A point $P$ lies inside $\usepackage{gensymb} \angle ABC(<90 \degree)$. Show that there exists a point $Q$ inside $\angle ABC$ satisfying the following condition: For any two points $X$ and $Y$ on the rays $\overrightarrow{BA}$ and $\overrightarrow{BC}$ respectively satisfying $\angle XPY = \angle ABC$, it holds that $\usepackage{gensymb} \angle XQY = 180 \degree - 2 \angle ABC.$
Problem
Source: 2024 Korea winter program practice test P1
Tags: geometry
01.02.2024 21:03
Let $K,L$ be on $BA,BC$ s.t. $BPKL$ is parallelogram. Take the point $Q$ on isogonal of $P$ WRT $\measuredangle ABC$ such that $Q$ lies on perpendicular bisector of $KL$. It is easy to see that this works. Remark : Everything heavily motivated by second isogonality lemma
13.10.2024 09:04
math_comb01 wrote: Let $K,L$ be on $BA,BC$ s.t. $BPKL$ is parallelogram.

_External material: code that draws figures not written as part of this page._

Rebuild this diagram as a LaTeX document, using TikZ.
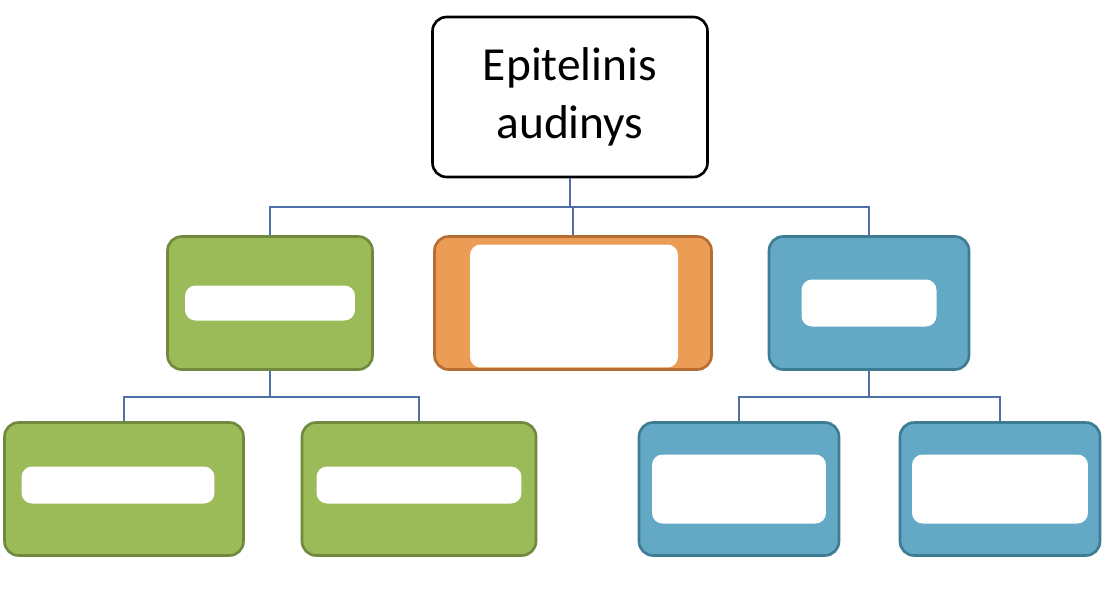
\documentclass[tikz,border=0pt]{standalone}
\usepackage{fontspec}
\setmainfont{Carlito}
\usetikzlibrary{positioning}
\definecolor{grn}{HTML}{9BBB59}
\definecolor{grnd}{HTML}{71893F}
\definecolor{org}{HTML}{EB9C55}
\definecolor{orgd}{HTML}{B66D31}
\definecolor{blu}{HTML}{63A9C5}
\definecolor{blud}{HTML}{3E7C94}
\definecolor{lnk}{HTML}{4F6FA6}
\begin{document}
\begin{tikzpicture}[x=0.02cm,y=-0.02cm,
  box/.style={draw,rounded corners=8pt,line width=1.5pt,inner sep=0pt},
  green box/.style={box,fill=grn,draw=grnd,minimum width=4.1cm,minimum height=2.66cm},
  blue box/.style={box,fill=blu,draw=blud,minimum width=4.0cm,minimum height=2.66cm},
  blot/.style={fill=white,rounded corners=6pt,inner sep=0pt},
  link/.style={draw=lnk,line width=1.5pt}]
  \useasboundingbox (0,0) rectangle (1105,589);

  % top
  \node[box,fill=white,draw=black,minimum width=5.5cm,minimum height=3.2cm,
        align=center,font=\fontsize{27}{33}\selectfont] (top) at (570,97) {Epitelinis\\audinys};

  % second row
  \node[green box] (g1) at (270,303) {};
  \node[box,fill=org,draw=orgd,minimum width=5.54cm,minimum height=2.66cm] (o1) at (573,303) {};
  \node[blue box] (b1) at (869,303) {};

  % third row
  \node[green box,minimum width=4.78cm] (g2) at (124,489) {};
  \node[green box,minimum width=4.68cm] (g3) at (419,489) {};
  \node[blue box] (b2) at (739,489) {};
  \node[blue box] (b3) at (1000,489) {};

  % white blots
  \node[blot,minimum width=3.4cm,minimum height=0.7cm] at (g1) {};
  \node[blot,minimum width=4.16cm,minimum height=2.46cm] at (574,306) {};
  \node[blot,minimum width=2.7cm,minimum height=0.94cm] at (b1) {};
  \node[blot,minimum width=3.86cm,minimum height=0.74cm] at (118,485) {};
  \node[blot,minimum width=4.1cm,minimum height=0.74cm] at (419,485) {};
  \node[blot,minimum width=3.48cm,minimum height=1.38cm] at (739,489) {};
  \node[blot,minimum width=3.52cm,minimum height=1.38cm] at (1000,489) {};

  % connectors
  \coordinate (j1) at (570,207);
  \coordinate (j2) at (270,397);
  \coordinate (j3) at (869,397);
  \path[link] (top.south) -- (j1);
  \path[link] (j1) -| (g1.north);
  \path[link] (j1) -| (b1.north);
  \path[link] (j1) -| (o1.north);
  \path[link] (g1.south) -- (j2);
  \path[link] (j2) -| (g2.north);
  \path[link] (j2) -| (g3.north);
  \path[link] (b1.south) -- (j3);
  \path[link] (j3) -| (b2.north);
  \path[link] (j3) -| (b3.north);
\end{tikzpicture}
\end{document}
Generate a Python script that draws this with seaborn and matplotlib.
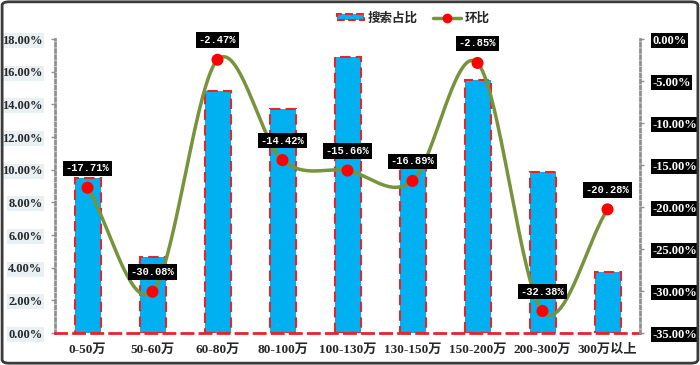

Take the point $Q$ on isogonal of $P$ WRT $\measuredangle ABC$ such that $Q$ lies on perpendicular bisector of $KL$. It is easy to see that this works. Remark : Everything heavily motivated by second isogonality lemma I can't get why it works
21.10.2024 15:26
math_comb01 wrote: Let $K,L$ be on $BA,BC$ s.t. $BPKL$ is parallelogram. Take the point $Q$ on isogonal of $P$ WRT $\measuredangle ABC$ such that $Q$ lies on perpendicular bisector of $KL$. It is easy to see that this works. Remark : Everything heavily motivated by second isogonality lemma I can't understand the part "It is easy to see that this works." Can anyone elaborate a bit, please?
21.10.2024 16:51
invt wrote: I can't understand the part "It is easy to see that this works." Can anyone elaborate a bit, please? I also don't think the first sol in #2 is clear enough, I will post a solution I know, more intuitive i guess. We use the following fact, well known. Fact. In a quadrilateral $ABCD$, an isogonal conjugate of $P$ wrt $ABCD$ exists iff $\angle APB + \angle CPD = 180^{\circ}$. Now, since $B,C$ has no meaning otherthan its angle, set $B$ and $C$ so that $BP \perp AC$ and $CP \perp AB$. Now, let $Q$ be the circumcenter of $ABC$, which is the isogonal conjugate of $P$ in $ABC$. Now, if $\angle XPY = \angle BAC$, it means that $\angle XPY + \angle BPC = 180^{\circ}$, which we can use our Fact which implies that $Q$ is the isogonal conjugate of $P$ in a quadrilateral $XYBC$. Hence, $Q$ has an isogonal conjugate in $XYBC$, which is equivalent to $\angle XQY = 180^{\circ} - 2\angle BAC$ as $\angle BQC = 2\angle BAC$. Also, since $\angle BAC$ is fixed, it is easy to prove this with moving points, where $X$ is a variable point. (Guessing $Q$ will be the main part)